Biblical text: James 3:10-11

“From the same mouth come blessing and cursing. It should not be like this, my brothers! A spring cannot pour both fresh and brackish water from the same opening, can it?” (ISV)


Water balance is the first condition of life sustainability on Earth; God created it since the very first day of life existence (Genesis 1:2). If this source of life is disturbed qualitatively (polluted) or quantitatively (too much resulting as flood or too little as drought), it could threaten all the web of life on earth.  Once, God used the power of water to punish human beings, but he promised not to destroy again all life by the waters of a flood (Genesis 9:11). Nevertheless, the pollution of water is still capable of exterminating the fragile human survivability. Water has the virtue of nurturing and cleansing but it also has the capability of defiling and killing if it is not pure. If we fail to care for the creation and continue to pollute water, water may become source of curse for all creation.

In the 1990s, following a scholarship to deepen the science of water (hydrology) in Belgium, I was lucky to be a member of the scientific team which monitored the water quality of the river Scheldt and the Meuse, the two biggest rivers in Belgium. “As in any other industrial country, water pollution has been one of the great—if not the greatest—and longstanding environmental challenges facing Belgium and many European countries.” [1]

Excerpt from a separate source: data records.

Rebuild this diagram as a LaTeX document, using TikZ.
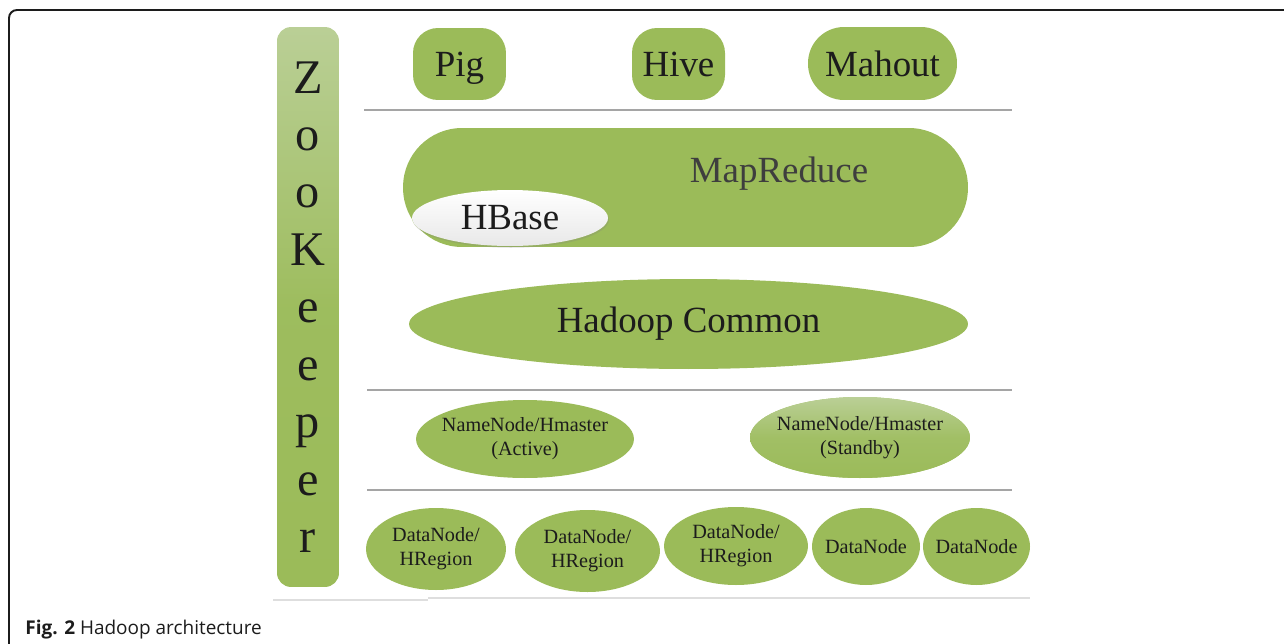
\documentclass[tikz,border=0pt]{standalone}
\usepackage{fontspec}
\setmainfont{Liberation Serif}
\newfontfamily\capfont{Open Sans}
\usetikzlibrary{shapes.geometric,shadows}
\definecolor{leafgreen}{RGB}{155,187,89}
\definecolor{paleleaf}{RGB}{186,207,150}
\definecolor{rulegray}{RGB}{165,165,165}
\definecolor{fadegray}{RGB}{222,222,222}
\definecolor{ink}{RGB}{28,28,28}
\tikzset{
  tool/.style={fill=leafgreen,rounded corners=0.5cm,minimum width=1.86cm,
    minimum height=1.44cm,inner sep=0pt,text depth=0pt,text=ink,font=\fontsize{21}{25}\selectfont},
  blob/.style={ellipse,fill=leafgreen,inner xsep=-4.6pt,inner ysep=0pt,text=ink,align=center,
    font=\fontsize{11.5}{13.7}\selectfont},
  bigblob/.style={blob,inner sep=0pt,font=\fontsize{21}{25}\selectfont},
  sep/.style={draw=rulegray,line width=0.8pt},
}
\begin{document}
\begin{tikzpicture}[x=0.02cm,y=-0.02cm]
  \useasboundingbox (0,0) rectangle (1284,643);
  % outer frame
  \draw[ink,line width=1.1pt,rounded corners=0.16cm] (9,700) -- (9,10) -- (1340,10);
  % zookeeper bar
  \node[rounded corners=0.28cm,minimum width=1.24cm,minimum height=11.2cm,inner sep=0pt,
    top color=paleleaf,bottom color=leafgreen,middle color=leafgreen!92!paleleaf,
    align=center,text=ink,font=\fontsize{27.5}{32.7}\selectfont] (zk) at (308,307)
    {Z\\o\\o\\K\\e\\e\\p\\e\\r};
  % top tools
  \node[tool] (pig) at (459.5,64) {Pig};
  \node[tool] (hive) at (678.5,64) {Hive};
  \node[tool,rounded corners=0.72cm,minimum width=2.98cm,minimum height=1.46cm] (mahout) at (882.5,63.5) {Mahout};
  \draw[sep] (364,110) -- (1012,110);
  % mapreduce + hbase
  \node[fill=leafgreen,rounded corners=1.18cm,minimum width=11.3cm,minimum height=2.38cm] (mr) at (685.5,187.5) {};
  \node[anchor=base,text=ink!85,font=\fontsize{21}{25}\selectfont] (mrtext) at (779,182) {MapReduce};
  \node[bigblob,top color=white,bottom color=black!9!white,minimum width=3.92cm,minimum height=1.12cm,
    drop shadow={opacity=0.25,shadow xshift=0.5pt,shadow yshift=-1pt}] (hbase) at (510,218) {HBase};
  % common
  \node[bigblob,minimum width=11.18cm,minimum height=1.8cm] (common) at (688.5,324) {Hadoop Common};
  \draw[sep] (367,390) -- (1012,390);
  % masters
  \node[blob,minimum width=4.36cm,minimum height=1.56cm] (active) at (525,439) {NameNode/Hmaster\\(Active)};
  \node[blob,top color=paleleaf,bottom color=leafgreen,middle color=leafgreen!80!paleleaf,
    minimum width=4.4cm,minimum height=1.62cm] (standby) at (860,437.5) {NameNode/Hmaster\\(Standby)};
  \draw[sep] (367,490) -- (1012,490);
  % data nodes
  \node[blob,minimum width=2.8cm,minimum height=1.64cm] (dn1) at (436,549) {DataNode/\\HRegion};
  \node[blob,minimum width=2.9cm,minimum height=1.64cm] (dn2) at (587.5,551) {DataNode/\\HRegion};
  \node[blob,minimum width=2.88cm,minimum height=1.56cm] (dn3) at (736,546) {DataNode/\\HRegion};
  \node[blob,minimum width=2.16cm,minimum height=1.54cm] (dn4) at (866,546.5) {DataNode};
  \node[blob,minimum width=2.14cm,minimum height=1.54cm] (dn5) at (976.5,546.5) {DataNode};
  \draw[fadegray,line width=1.6pt] (273,600) -- (428,600);
  \draw[fadegray,line width=0.8pt] (428,598) -- (1030,598);
  % caption
  \node[anchor=base west,inner sep=0pt,text=ink,font=\capfont\fontsize{10.8}{12}\selectfont] (caption) at (25,634)
    {\textbf{Fig. 2} Hadoop architecture};
\end{tikzpicture}
\end{document}
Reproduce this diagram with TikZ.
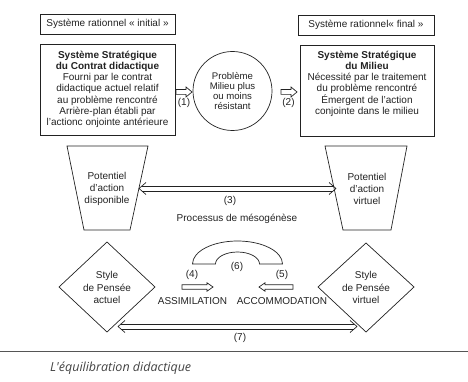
\documentclass[tikz,border=0pt]{standalone}
\usepackage{fontspec}
\setmainfont{Liberation Sans}
\newfontfamily\captionfont{Open Sans}
\usetikzlibrary{calc}
\definecolor{ink}{HTML}{222222}
\definecolor{rule}{HTML}{555555}
\tikzset{
  every node/.style={text=ink, font=\fontsize{10}{11.3}\selectfont},
  thinbox/.style={draw=ink, line width=0.7pt, minimum width=135pt, minimum height=20pt, inner sep=0pt},
  bigbox/.style={draw=ink, line width=0.7pt, minimum width=135pt, minimum height=91pt, inner sep=0pt},
  boxtext/.style={align=center, inner sep=0pt, anchor=north},
  outline/.style={draw=ink, line width=0.7pt, line join=miter},
  numlabel/.style={inner sep=1pt},
  multi/.style={align=center, inner sep=0pt, font=\fontsize{10}{12.3}\selectfont}
}
% hollow block arrow from tail #1 to tip #2 (horizontal);
% #3 = half shaft width, #4 = half head width, #5 = signed head length
\newcommand\blockarrow[5]{%
  \draw[outline] ($(#1)+(0,-#3)$) -- ($(#2)+(-#5,-#3)$) -- ($(#2)+(-#5,-#4)$) -- (#2)
    -- ($(#2)+(-#5,#4)$) -- ($(#2)+(-#5,#3)$) -- ($(#1)+(0,#3)$) -- cycle;}
% open double-headed arrow made of two parallel lines, from #1 (left) to #2 (right)
\newcommand\twinarrow[2]{%
  \draw[outline, line join=round] ($(#1)+(7,-6)$) -- (#1) -- ($(#1)+(7,6)$);
  \draw[outline, line join=round] ($(#2)+(-7,-6)$) -- (#2) -- ($(#2)+(-7,6)$);
  \draw[outline] ($(#1)+(2.9,-2.5)$) -- ($(#2)+(-2.9,-2.5)$);
  \draw[outline] ($(#1)+(2.9,2.5)$) -- ($(#2)+(-2.9,2.5)$);}
\begin{document}
\begin{tikzpicture}[x=1pt,y=-1pt]
  \useasboundingbox (0,0) rectangle (468,382);

  % top row: the two rational systems
  \node[thinbox] (rinit) at (107.5,24) {Système rationnel « initial »};
  \node[thinbox, minimum width=136pt] (rfinal) at (366,25) {Système rationnel« final »};

  % strategic systems
  \node[bigbox] (sscd) at (107.5,89.5) {};
  \node[boxtext] (sscdtext) at (107.5,50.5) {\textbf{Système Stratégique}\\\textbf{du Contrat didactique}\\Fourni par le contrat\\didactique actuel relatif\\au problème rencontré\\Arrière-plan établi par\\l'actionc onjointe antérieure};
  \node[bigbox, minimum width=134pt] (ssm) at (367,90.5) {};
  \node[boxtext] (ssmtext) at (367,50.5) {\textbf{Système Stratégique}\\\textbf{du Milieu}\\Nécessité par le traitement\\du problème rencontré\\Émergent de l'action\\conjointe dans le milieu};

  % the problem in the milieu
  \node[circle, draw=ink, line width=0.7pt, minimum size=79pt, inner sep=0pt, align=center,
        font=\fontsize{9.6}{9.8}\selectfont] (pb) at (232.5,91) {Problème\\Milieu plus\\ou moins\\résistant};

  \coordinate (a1tail) at (176,92);
  \coordinate (a1tip) at (192,92);
  \blockarrow{a1tail}{a1tip}{2.4}{5}{6}
  \node[numlabel] (l1) at (184,102.5) {(1)};
  \coordinate (a2tail) at (281,92);
  \coordinate (a2tip) at (297,92);
  \blockarrow{a2tail}{a2tip}{2.4}{5}{6}
  \node[numlabel] (l2) at (288.5,102.5) {(2)};

  % potentials of action
  \draw[outline] (67,146) -- (148,146) -- (130,230) -- (84,230) -- cycle;
  \draw[outline] (325,146) -- (407,146) -- (391,230) -- (343,230) -- cycle;
  \node[multi] (potL) at (107,189) {Potentiel\\d'action\\disponible};
  \node[multi] (potR) at (367,189) {Potentiel\\d'action\\virtuel};

  \coordinate (a3l) at (139,188.5);
  \coordinate (a3r) at (336,188.5);
  \twinarrow{a3l}{a3r}
  \node[numlabel] (l3) at (230,200.5) {(3)};
  \node (meso) at (237,219) {Processus de mésogénèse};

  % styles of thought
  \draw[outline] (59,287) -- (107,242) -- (155,287) -- (107,332) -- cycle;
  \draw[outline] (318,287) -- (366,243) -- (414,287) -- (366,332) -- cycle;
  \node[multi] (styL) at (107,287.5) {Style\\de Pensée\\actuel};
  \node[multi] (styR) at (366,287.5) {Style\\de Pensée\\virtuel};

  % assimilation / accommodation cycle
  \draw[outline] (192.5,264) arc[start angle=180, end angle=360, x radius=45, y radius=23]
    -- (259.5,264) arc[start angle=360, end angle=180, x radius=22, y radius=12] -- cycle;
  \node[numlabel] (l6) at (237,267) {(6)};
  \node[numlabel] (l4) at (192,274.5) {(4)};
  \node[numlabel] (l5) at (282,274.5) {(5)};
  \coordinate (a4tail) at (182,287);
  \coordinate (a4tip) at (213,287);
  \blockarrow{a4tail}{a4tip}{2.2}{4.2}{6}
  \coordinate (a5tail) at (293,287);
  \coordinate (a5tip) at (259,287);
  \blockarrow{a5tail}{a5tip}{2.2}{4.2}{-6}
  \node (assim) at (192.5,301.5) {ASSIMILATION};
  \node (accom) at (282,301.5) {ACCOMMODATION};

  \coordinate (a7l) at (118,326.5);
  \coordinate (a7r) at (357,326.5);
  \twinarrow{a7l}{a7r}
  \node[numlabel] (l7) at (240,338) {(7)};

  % caption
  \coordinate (ruleL) at (0,351);
  \coordinate (ruleR) at (468,351);
  \draw[rule, line width=1pt] (ruleL) -- (ruleR);
  \node[anchor=west, inner sep=0pt, text=ink!85, font=\captionfont\itshape\fontsize{12.5}{14}\selectfont] (cap) at (50,368) {L'équilibration didactique};
\end{tikzpicture}
\end{document}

For this third reflection of the Seven Weeks for Water 2022, I invite you to think about the care for creation and the pollution of water in Europe as, this year, the water campaign is focusing on Europe. Securing the sustainable use of water in Europe remains a key challenge. Following the EEA 2018 water assessment, less than the half (~40%) of surface waters are in good ecological status, and only 38% are in good chemical status. “About 88.2 % of Europe's freshwater use comes from rivers and groundwater, while the rest comes from reservoirs (10.3%) and lakes (1.5 %), which makes these sources extremely vulnerable to threats posed by over-exploitation, pollution, and climate change” [2]. European groundwaters and rivers are significantly affected by diffuse pollution from agriculture and domestic use.

Europeans are used to drinking water from plastic bottles only. They are disconnected with their natural waters’ ecological status and few of them realize that some 60% of Europe's rivers, lakes, and estuaries are failing to meet even the minimum ecological standards because of their indifference of irresponsibility toward the environment.

As Christians, we are blessed by the water of life given freely by the faith in Jesus Christ, therefore we should become ourselves springs of water of life to all creation (John 4:13-14).   Our lifestyle should keep the Creation integrity and avoid pollution of the physical and spiritual water system. The words of God revealed our “ecological sins,” which is to act as springs of polluted water to the creation by following the worldly lifestyle (James 3: 10-11).  Through unlimited greed, people keep using thousands of chemical products which end up in rivers and undergoing water reserves. All creation is interconnected. Polluting water locally is degrading water system globally.

We must repent and accept our inability to care for creation without the cleansing power of Jesus Christ’s blood. During this season of lent, may the Holy Spirit lead our daily life so that we become permanently springs of clean water of life, physically and spiritually, which sustain the creation of God. Christians are called to care and listen to the voices of creation by avoiding water pollution and climate change.

Questions for discussion

  1. Water is life and polluting water is like killing life. As a church, how can we ensure that all Christians should have the same feeling regarding to the sacredness of water? 
  2. How does water pollution affect your country or church community?
  3. What can the “disciples of Christ” do to avoid or reduce water pollution?


  • Discuss with your church leaders about water pollution issues and what you can do together to help.
  • Whenever you can, amplify the cries of the polluted rivers, degraded oceans and contaminated underground water. Join actively the Season of Creation movement; the theme for this year is “Listen to voices of Creation.”
  • Keep your neighboring water ecosystem clean by simple actions such as (a) Not pouring fat drippings or household chemicals down the drain. (b) Using minimal detergent or opting for an earth-friendly brand products. (c) Minimizing the use of pesticides, fertilizers, and herbicides for your farming or gardening.




* Dr Louk Andrianos is a World Council of Churches consultant on Care for Creation, Sustainability and Climate Justice. Born in Madagascar, he is based in Crete and collaborates with the Orthodox Academy of Crete and the Season of Creation, among other environmental institutions.